01 · Problem The Challenge
Learning sign language in Indonesia is prohibitively expensive due to the high cost of private tutors. The only free alternatives are passive methods like static videos, where learners receive no feedback on whether they are signing correctly.
Humans are social creatures, and communication is a fundamental right — being disabled should not mean being disconnected from society. However, while modern Computer Vision is accurate, it typically requires high computational power that the average Indonesian, often relying on budget devices, simply does not possess.
02 · Solution The Approach
We built SignLingo to make learning accessible to everyone, everywhere. Since it is web-based, anyone can access it easily. To solve the hardware constraint, I researched and implemented a specialized lightweight Hybrid CNN-LSTM architecture. This ensures high accuracy without the need for expensive GPUs, allowing the AI to act as a personal tutor that gives instant feedback directly in the browser.
03 · Leadership My Role
SignLingo started with a simple goal: making sign language education accessible. As Product Owner, Scrum Master, Lead Developer, and Researcher, I managed a 10-person team across our business, research, and engineering tracks. While I guided our agile sprints and product strategy, my impact was heavily technical. I personally spearheaded the AI development, building the temporal feature extraction models using MediaPipe, LSTM, and GRU architectures. Alongside the machine learning, I engineered the entire backend architecture from the ground up. By bridging deep technical execution with our business roadmap, I ensured our vision translated into a robust, working application.
04 · Platform The SignLingo Ecosystem
A holistic, two-part platform designed to combine state-of-the-art AI inference with an engaging user experience — real-time detection paired with gamified learning mechanics.
Real-time inference and active predictions
Personalized user dashboard
Real-Time Landmark Detection
Ultra-Low Latency
Inference times of 40–50ms for seamless, real-time sign language translation in the browser.
Robust Tracking
Accurate landmark detection even in low-light conditions and cluttered visual backgrounds.
Spatial-Temporal Logic
Combines spatial point coordinates extracted via MediaPipe with temporal gesture dynamics.
05 · Architecture Key Technical Architecture
To achieve high performance on constrained devices, we designed a lightweight hybrid architecture. Spatial landmarks extracted via MediaPipe are fed into a sequential CNN-LSTM network. For an in-depth dive into the methodology, data processing, and evaluation metrics, you can read the connected research paper.
Hybrid Model
MobileNetV2 for efficient spatial feature extraction combined with LSTM for temporal gesture dynamics.
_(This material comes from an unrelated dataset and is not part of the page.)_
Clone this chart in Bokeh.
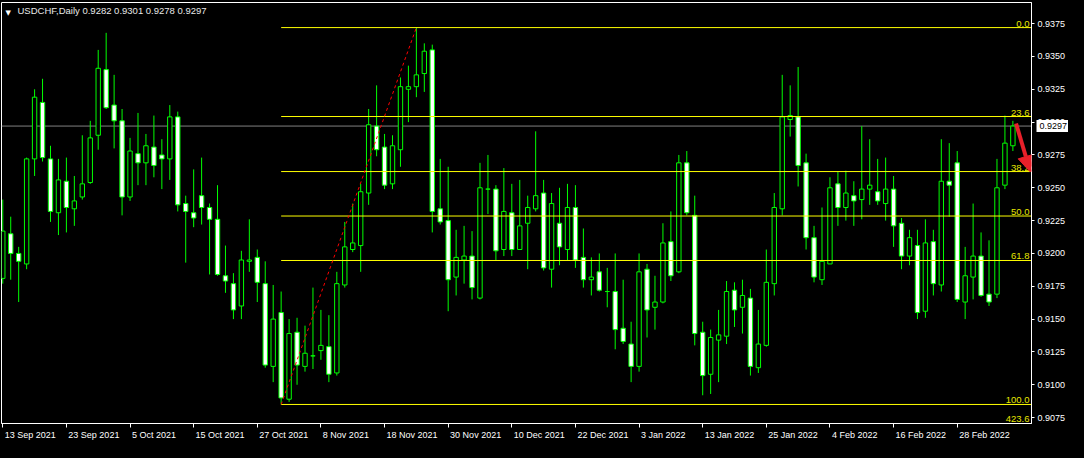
from bokeh.plotting import figure
from bokeh.models import (Range1d, FixedTicker, LinearAxis, Span, Arrow,
                          NormalHead, ColumnDataSource, NumeralTickFormatter)
from bokeh.core.properties import value
from bokeh.embed import file_html
from bokeh.resources import INLINE

symbol = "USDCHF,Daily"

opens = [0.9181, 0.9215, 0.9200, 0.9192, 0.9272, 0.9315, 0.9272, 0.9231, 0.9255, 0.9234,
         0.9243, 0.9254, 0.9290, 0.9340, 0.9313, 0.9301, 0.9243, 0.9276, 0.9269, 0.9281,
         0.9275, 0.9272, 0.9304, 0.9238, 0.9231, 0.9244, 0.9235, 0.9226, 0.9183, 0.9177,
         0.9160, 0.9194, 0.9197, 0.9177, 0.9114, 0.9155, 0.9089, 0.9140, 0.9114, 0.9122,
         0.9126, 0.9129, 0.9109, 0.9176, 0.9203, 0.9206, 0.9246, 0.9297, 0.9281, 0.9253,
         0.9279, 0.9325, 0.9327, 0.9337, 0.9355, 0.9234, 0.9225, 0.9182, 0.9195, 0.9198,
         0.9166, 0.9249, 0.9249, 0.9203, 0.9231, 0.9203, 0.9223, 0.9234, 0.9246, 0.9188,
         0.9223, 0.9203, 0.9235, 0.9197, 0.9180, 0.9186, 0.9171, 0.9171, 0.9143, 0.9131,
         0.9114, 0.9188, 0.9159, 0.9163, 0.9209, 0.9186, 0.9269, 0.9229, 0.9140, 0.9108,
         0.9134, 0.9137, 0.9172, 0.9159, 0.9166, 0.9113, 0.9130, 0.9177, 0.9234, 0.9302,
         0.9304, 0.9269, 0.9212, 0.9180, 0.9192, 0.9253, 0.9235, 0.9244, 0.9241, 0.9249,
         0.9247, 0.9238, 0.9249, 0.9223, 0.9198, 0.9206, 0.9156, 0.9209, 0.9176, 0.9255,
         0.9269, 0.9163, 0.9182, 0.9198, 0.9169, 0.9169, 0.9252, 0.9282]
highs = [0.9241, 0.9228, 0.9205, 0.9273, 0.9325, 0.9333, 0.9282, 0.9272, 0.9273, 0.9259,
         0.9290, 0.9301, 0.9355, 0.9368, 0.9336, 0.9310, 0.9288, 0.9307, 0.9291, 0.9305,
         0.9287, 0.9313, 0.9308, 0.9244, 0.9264, 0.9273, 0.9238, 0.9252, 0.9206, 0.9185,
         0.9202, 0.9226, 0.9203, 0.9194, 0.9176, 0.9171, 0.9150, 0.9151, 0.9145, 0.9174,
         0.9157, 0.9153, 0.9186, 0.9224, 0.9238, 0.9253, 0.9310, 0.9328, 0.9291, 0.9290,
         0.9334, 0.9343, 0.9372, 0.9360, 0.9359, 0.9272, 0.9266, 0.9218, 0.9221, 0.9217,
         0.9269, 0.9275, 0.9252, 0.9265, 0.9253, 0.9256, 0.9244, 0.9293, 0.9256, 0.9246,
         0.9250, 0.9253, 0.9252, 0.9219, 0.9197, 0.9200, 0.9189, 0.9200, 0.9180, 0.9148,
         0.9200, 0.9192, 0.9183, 0.9223, 0.9232, 0.9275, 0.9278, 0.9244, 0.9148, 0.9142,
         0.9157, 0.9179, 0.9178, 0.9180, 0.9173, 0.9157, 0.9203, 0.9246, 0.9336, 0.9328,
         0.9342, 0.9276, 0.9221, 0.9235, 0.9258, 0.9262, 0.9263, 0.9255, 0.9297, 0.9287,
         0.9272, 0.9273, 0.9259, 0.9227, 0.9218, 0.9218, 0.9226, 0.9218, 0.9287, 0.9284,
         0.9278, 0.9205, 0.9238, 0.9216, 0.9210, 0.9272, 0.9305, 0.9301]
lows = [0.9177, 0.9180, 0.9163, 0.9188, 0.9259, 0.9270, 0.9224, 0.9214, 0.9216, 0.9221,
        0.9241, 0.9253, 0.9279, 0.9310, 0.9280, 0.9229, 0.9240, 0.9252, 0.9252, 0.9258,
        0.9249, 0.9256, 0.9232, 0.9193, 0.9220, 0.9222, 0.9184, 0.9183, 0.9170, 0.9150,
        0.9150, 0.9186, 0.9163, 0.9113, 0.9102, 0.9085, 0.9087, 0.9100, 0.9110, 0.9112,
        0.9119, 0.9102, 0.9107, 0.9174, 0.9201, 0.9186, 0.9237, 0.9274, 0.9249, 0.9249,
        0.9266, 0.9300, 0.9319, 0.9323, 0.9216, 0.9222, 0.9156, 0.9168, 0.9177, 0.9165,
        0.9165, 0.9230, 0.9195, 0.9198, 0.9198, 0.9203, 0.9188, 0.9232, 0.9187, 0.9174,
        0.9191, 0.9195, 0.9189, 0.9174, 0.9168, 0.9171, 0.9159, 0.9127, 0.9131, 0.9102,
        0.9110, 0.9136, 0.9142, 0.9162, 0.9179, 0.9185, 0.9229, 0.9130, 0.9092, 0.9093,
        0.9102, 0.9131, 0.9144, 0.9139, 0.9107, 0.9109, 0.9129, 0.9168, 0.9229, 0.9289,
        0.9251, 0.9203, 0.9178, 0.9176, 0.9192, 0.9221, 0.9225, 0.9221, 0.9226, 0.9237,
        0.9237, 0.9225, 0.9205, 0.9188, 0.9191, 0.9150, 0.9151, 0.9168, 0.9171, 0.9228,
        0.9163, 0.9150, 0.9165, 0.9167, 0.9160, 0.9166, 0.9249, 0.9278]
closes = [0.9217, 0.9200, 0.9194, 0.9272, 0.9319, 0.9273, 0.9232, 0.9256, 0.9235, 0.9240,
          0.9253, 0.9288, 0.9341, 0.9311, 0.9301, 0.9243, 0.9278, 0.9269, 0.9282, 0.9267,
          0.9272, 0.9304, 0.9237, 0.9232, 0.9227, 0.9235, 0.9226, 0.9184, 0.9179, 0.9157,
          0.9195, 0.9195, 0.9178, 0.9115, 0.9150, 0.9090, 0.9139, 0.9115, 0.9124, 0.9122,
          0.9130, 0.9108, 0.9177, 0.9205, 0.9208, 0.9247, 0.9298, 0.9279, 0.9252, 0.9282,
          0.9327, 0.9327, 0.9336, 0.9354, 0.9232, 0.9224, 0.9180, 0.9197, 0.9198, 0.9174,
          0.9250, 0.9249, 0.9202, 0.9232, 0.9203, 0.9221, 0.9235, 0.9244, 0.9189, 0.9238,
          0.9205, 0.9235, 0.9195, 0.9180, 0.9182, 0.9172, 0.9171, 0.9142, 0.9133, 0.9114,
          0.9186, 0.9157, 0.9163, 0.9208, 0.9183, 0.9269, 0.9231, 0.9139, 0.9107, 0.9136,
          0.9138, 0.9171, 0.9157, 0.9168, 0.9114, 0.9131, 0.9178, 0.9235, 0.9304, 0.9305,
          0.9267, 0.9212, 0.9182, 0.9194, 0.9250, 0.9235, 0.9246, 0.9240, 0.9249, 0.9252,
          0.9240, 0.9249, 0.9221, 0.9198, 0.9212, 0.9155, 0.9208, 0.9177, 0.9255, 0.9252,
          0.9165, 0.9183, 0.9198, 0.9168, 0.9163, 0.9250, 0.9284, 0.9297]

date_labels = ["13 Sep 2021", "23 Sep 2021", "5 Oct 2021", "15 Oct 2021", "27 Oct 2021",
               "8 Nov 2021", "18 Nov 2021", "30 Nov 2021", "10 Dec 2021", "22 Dec 2021",
               "3 Jan 2022", "13 Jan 2022", "25 Jan 2022", "4 Feb 2022", "16 Feb 2022",
               "28 Feb 2022"]
bars_per_label = 8
price_ticks = [0.9075, 0.9100, 0.9125, 0.9150, 0.9175, 0.9200, 0.9225, 0.9250,
               0.9275, 0.9300, 0.9325, 0.9350, 0.9375]
fib_levels = [0.0, 23.6, 38.2, 50.0, 61.8, 100.0, 423.6]
fib_low_bar = 35
fib_high_bar = 52

# ---------------------------------------------------------------- layout
W, H = 1068, 442
n = len(opens)
x_lo, x_hi = -0.16, n + 1.34
y_lo, y_hi = 0.90705, 0.93911

GREEN = "#00ff00"
FONT = "Liberation Sans"

p = figure(width=W, height=H, x_range=Range1d(x_lo, x_hi), y_range=Range1d(y_lo, y_hi),
           output_backend="svg", toolbar_location=None, y_axis_location="right",
           x_axis_location=None,
           background_fill_color="black", border_fill_color="black",
           min_border_left=1, min_border_top=2, min_border_right=0, min_border_bottom=0)
p.grid.visible = False
p.outline_line_color = "white"
p.outline_line_width = 1

# bid line
p.add_layout(Span(location=closes[-1], dimension="width", line_color="#808080",
                  line_width=1, level="underlay"))

# candles
idx = list(range(n))
tops = [max(o, c) for o, c in zip(opens, closes)]
bots = [min(o, c) for o, c in zip(opens, closes)]
fills = ["black" if c >= o else "white" for o, c in zip(opens, closes)]
src = ColumnDataSource(dict(x=idx, hi=highs, lo=lows, top=tops, bot=bots, fill=fills))
p.segment(x0="x", y0="lo", x1="x", y1="hi", source=src, line_color=GREEN, line_width=1)
p.vbar(x="x", width=0.55, top="top", bottom="bot", source=src,
       fill_color="fill", line_color=GREEN, line_width=1)

# fibonacci
f_hi = highs[fib_high_bar]
f_lo = lows[fib_low_bar]
rng = f_hi - f_lo
vis_levels = [lv for lv in fib_levels if lv <= 100]
lev_prices = [f_hi - lv / 100.0 * rng for lv in vis_levels]
p.segment(x0=[fib_low_bar] * len(vis_levels), y0=lev_prices,
          x1=[x_hi + 5] * len(vis_levels), y1=lev_prices,
          line_color="#ffff00", line_width=1)
lab_y = lev_prices + [y_lo]
lab_off = [-1] * len(vis_levels) + [-2]
p.text(x=[x_hi] * len(fib_levels), y=lab_y, text=[f"{lv:.1f}" for lv in fib_levels],
       x_offset=-2, y_offset=lab_off, text_align="right", text_baseline="bottom",
       text_color="#e6e600", text_font_size="9.5px", text_font=value(FONT))

# red dotted trend line low -> high
p.line(x=[fib_low_bar, fib_high_bar], y=[f_lo, f_hi], line_color="#ff0000",
       line_dash="3 3", line_width=1)

# red arrow pointing at 38.2 level
p.add_layout(Arrow(end=NormalHead(size=16, fill_color="#e8202a", line_color="#e8202a"),
                   x_start=n - 1 + 0.4, y_start=highs[-1] - 0.0002,
                   x_end=n - 1 + 2.2, y_end=lev_prices[2] - 0.00003,
                   line_color="#e8202a", line_width=4))

# title
p.text(x=[x_lo], y=[y_hi], text=["\u25BC"], x_offset=4, y_offset=6,
       text_baseline="top", text_color="white", text_font_size="7px",
       text_font=value("DejaVu Sans"))
p.text(x=[x_lo], y=[y_hi], text=[f"{symbol}  {opens[-1]:.4f} {highs[-1]:.4f} "
                                 f"{lows[-1]:.4f} {closes[-1]:.4f}"],
       x_offset=16, y_offset=2, text_baseline="top", text_color="#e8e8e8",
       text_font_size="9.5px", text_font=value(FONT))

# right price axis
ya = p.yaxis[0]
ya.ticker = FixedTicker(ticks=price_ticks)
ya.formatter = NumeralTickFormatter(format="0.0000")
ya.major_tick_out = 3
ya.major_tick_in = 0
ya.minor_tick_line_color = None
ya.axis_line_color = "white"
ya.major_tick_line_color = "white"
ya.major_label_text_color = "white"
ya.major_label_text_font = FONT
ya.major_label_text_font_size = "9px"
ya.major_label_standoff = 3

# bottom axis: tick marks (as minor ticks) + left-aligned date labels
tick_pos = [i * bars_per_label for i in range(len(date_labels))]
em = {' ': 0.278, 'S': 0.667, 'O': 0.778, 'c': 0.5, 't': 0.278, 'N': 0.722,
      'v': 0.5, 'D': 0.722, 'J': 0.5, 'F': 0.611}
fs = 9.0
def text_w(s):
    return sum(em.get(ch, 0.556) for ch in s) * fs
ppc = (W - 36) / (x_hi - x_lo)
centres = [t + (2 + text_w(s) / 2) / ppc for t, s in zip(tick_pos, date_labels)]
la = LinearAxis(ticker=FixedTicker(ticks=centres, minor_ticks=tick_pos),
                major_label_overrides={c: s for c, s in zip(centres, date_labels)},
                axis_line_color="white", major_tick_line_color=None,
                minor_tick_line_color="white", major_tick_out=4, major_tick_in=0,
                minor_tick_out=4, minor_tick_in=0,
                major_label_standoff=2, major_label_text_color="white",
                major_label_text_font=FONT, major_label_text_font_size="9px")
p.add_layout(la, "below")

# current price box on the price scale (overlay level, so not clipped to the frame)
box_kw = dict(x=[x_hi], y=[closes[-1]], text=[f"{closes[-1]:.4f}"], x_offset=5,
              text_baseline="middle", text_color="black", text_font=value(FONT),
              text_font_size="9px", level="overlay")
try:
    p.text(background_fill_color="white", padding=3, **box_kw)
except Exception:
    p.text(**box_kw)

html = file_html(p, INLINE)
html = html.replace("<head>", "<head><style>html,body{background:#000000;}</style>", 1)
open("out.html", "w").write(html)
Optimized for Low-Resource
L2 regularization and post-training quantization compressed the model to under 25MB — runs on 4GB RAM devices.
Gamified Learning
To move away from boring, passive learning, we designed SignLingo to be entertaining. We infused interactive "Duolingo-style" mechanics to keep users engaged while our AI acts as a private tutor giving instant feedback on their gestures.
Daily Streaks & EXP
Keep motivation high by tracking continuous learning days and rewarding experience points.
Health System
A forgiving yet challenging life system that requires active performance accuracy to progress.
Leaderboards
Compete with friends and the broader community for the top spot globally.
06 · Results The Outcome
The optimized model proved that inclusive communication technology can be made accessible to low-resource communities — without sacrificing accuracy or responsiveness.
07 · Roadmap Future Works
The journey with SignLingo doesn't stop here. Currently, I am expanding the system to support Korean Sign Language (KSL) during my exchange program at Sungkyunkwan University (SKKU). For my undergraduate thesis, I am actively upgrading the core model architecture from the current CNN-LSTM approach to a more efficient MediaPipe-GRU hybrid, aiming to further decrease latency while retaining high spatial-temporal accuracy.